Beauty, particularly in the female form, holds a particular fascination for Filipinos. The hold of telenovelas and beauty contests spawns not just a generation of daughters named Marimar and Dayanara but variations of the same theme, with beauty tilts trickling down to campus searches, town fiestas, and even jail “rampahan (parade).”
With the country hosting the Ms. Universe international beauty pageant for the second time, today’s coronation will not even depend on the outcome of the bid of Ms. Philippines, Maxine Medina, to ensure that the event will hold sway for months, even years, in the imaginations and aspirations of girls and young women.
The beauty competition’s preoccupation with form draws criticism from sectors worried about the messages transmitted subliminally by a competition that ostensibly highlights beauty and brains but attends more to spectacle than to substance.
For instance, the national costume segment of the Ms. Universe pageant ideally showcases the creativity of designers and the grace of the contenders to highlight the uniqueness of a country and a culture.
However, the 2017 tilt resulted in a version of fashion brinkmanship that also assaulted the senses and dignity of some contenders and their countries. Last Jan. 27, the news website of “The Telegraph” ran an article on “the most outlandish” national costumes paraded during the Ms. Universe 2017 pageant.
Photos carried in the online article showed not just skin-baring outfits that have never been associated with traditional culture but grotesque headdresses or spectacular props that must have posed a physical challenge to the women who had to balance on her head a castle, hoist a replica of a horse, or sashay while pretending to be a human-sized snowflake.
Such visuals clash with the appreciation and respect with which one should regard the national costumes representing history, art, and culture.
Reduced to caricatures, these beauty contestants exemplify what John Berger described as the “social presence” of women.

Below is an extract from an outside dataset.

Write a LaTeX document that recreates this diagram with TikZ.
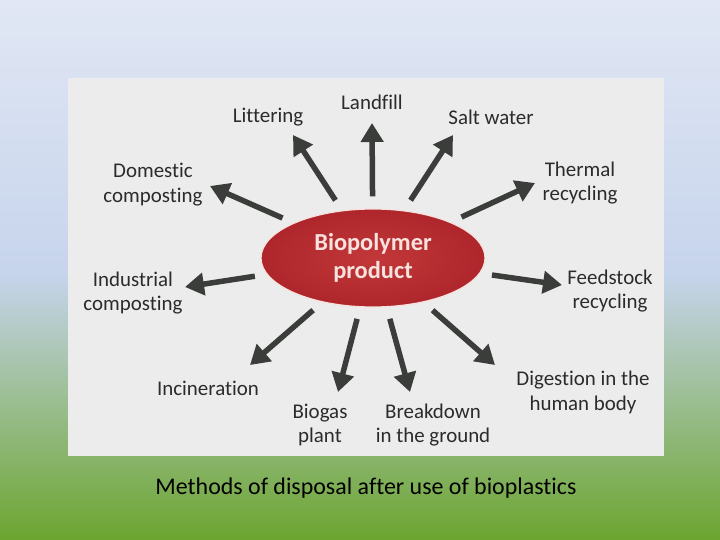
\documentclass[tikz,border=0pt]{standalone}
\usepackage{fontspec}
\setmainfont{Carlito}[Ligatures={CommonOff}]
\usetikzlibrary{arrows.meta, shapes.geometric}
\definecolor{bgtop}{HTML}{E1E7F4}
\definecolor{bgblue}{HTML}{C6D4EC}
\definecolor{bgsage}{HTML}{93B87A}
\definecolor{bggreen}{HTML}{6CA52F}
\definecolor{photo}{HTML}{ECECEC}
\definecolor{blobin}{HTML}{C2383A}
\definecolor{blobout}{HTML}{AE262B}
\definecolor{blobtext}{HTML}{F8E2DE}
\definecolor{arrowgrey}{HTML}{3A3D3A}
\definecolor{labelgrey}{HTML}{2B2B2B}

\begin{document}
\begin{tikzpicture}[x=1bp, y=-1bp,
        lbl/.style={align=center, font=\fontsize{21}{25}\selectfont, text=labelgrey, inner sep=0pt},
        blob/.style={ellipse, inner sep=0pt, minimum width=224bp, minimum height=98bp,
                     inner color=blobin, outer color=blobout, draw=blobtext, line width=1.2bp,
                     align=center, text=blobtext, font=\fontsize{24.5}{28}\selectfont\bfseries},
        arr/.style={-{Triangle[length=19bp, width=22bp]}, line width=5.5bp, arrowgrey, shorten <=12bp}
      ]
        \useasboundingbox (0,0) rectangle (720,540);
        % slide background and scanned page
        \fill[top color=bgtop, bottom color=bgblue] (0,0) rectangle (720,276);
        \fill[top color=bgblue, middle color=bgsage, bottom color=bggreen] (0,275) rectangle (720,540);
        \fill[photo] (68,78) rectangle (664,456);

        \node[blob] (bio) at (373,258) {Biopolymer\\product};

        \node[lbl] (landfill) at (372,102) {Landfill};
        \node[lbl] (litter) at (268,117) {Littering};
        \node[lbl] (salt) at (491,117) {Salt water};
        \node[lbl] (domestic) at (153,185) {Domestic\\composting};
        \node[lbl] (thermal) at (580,183) {Thermal\\recycling};
        \node[lbl] (industrial) at (133,293) {Industrial\\composting};
        \node[lbl] (feedstock) at (610,291) {Feedstock\\recycling};
        \node[lbl] (incin) at (208,388) {Incineration};
        \node[lbl] (biogas) at (320,425) {Biogas\\plant};
        \node[lbl] (breakdown) at (433,425) {Breakdown\\in the ground};
        \node[lbl] (digestion) at (583,392) {Digestion in the\\human body};

        % arrow tips
        \coordinate (tLand) at (372,123);
        \coordinate (tLitter) at (293,135);
        \coordinate (tSalt) at (453,135);
        \coordinate (tDomestic) at (210,186);
        \coordinate (tThermal) at (535,183);
        \coordinate (tIndustrial) at (185,287);
        \coordinate (tFeedstock) at (562,285);
        \coordinate (tIncin) at (250,365);
        \coordinate (tBiogas) at (338,392);
        \coordinate (tBreakdown) at (410,392);
        \coordinate (tDigestion) at (495,365);

        \foreach \t in {tLand, tLitter, tSalt, tDomestic, tThermal, tIndustrial,
                        tFeedstock, tIncin, tBiogas, tBreakdown, tDigestion}
          \draw[arr] (bio) -- (\t);

        \node[font=\fontsize{24}{28}\selectfont] (caption) at (366,488) {Methods of disposal after use of bioplastics};
      \end{tikzpicture}
\end{document}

In “Ways of Seeing,” Berger discussed that men draw power from their actions while women, from their manner of appearance.
“A woman’s presence expresses her own attitude to herself, and defines what can and cannot be done to her,” he wrote.
Critics condemn the sexism inherent in beauty pageants that reduces women to objects. However, Berger suggested that women can control not just how they are surveyed by others by first learning how to survey themselves.
While relations between the sexes is often reduced to men being the surveyors and women as the surveyed, Berger observed that by “containing” and “interiorizing” the process, women “can demonstrate to others how her whole self would like to be treated. And this exemplary treatment of herself by herself constitutes her presence.”
Within the conventions and confines of a beauty contest, this reinvention is a challenge. It is not just the contestants who must challenge the social representations of surveyor and the surveyed but also the industry packaging the women as beauty commodities, the companies marketing the product, the masses demanding escapism, and the mass media supplying this entertainment.
The battle must be waged up close and personal. Parents and teachers can influence their children’s and students’ “ways of seeing” and socialization.
For instance, Philippine schools observe United Nations Day every Oct. 24 by requiring students to come in different national costumes. By encouraging students to research about other countries and discussing the global community, families and schools promote diversity, fraternity, and co-existence.
Such sensitivity should go a long way in a world encroached by sexism, exploitation, bigotry, and other forms of hatred, beauty’s antithesis.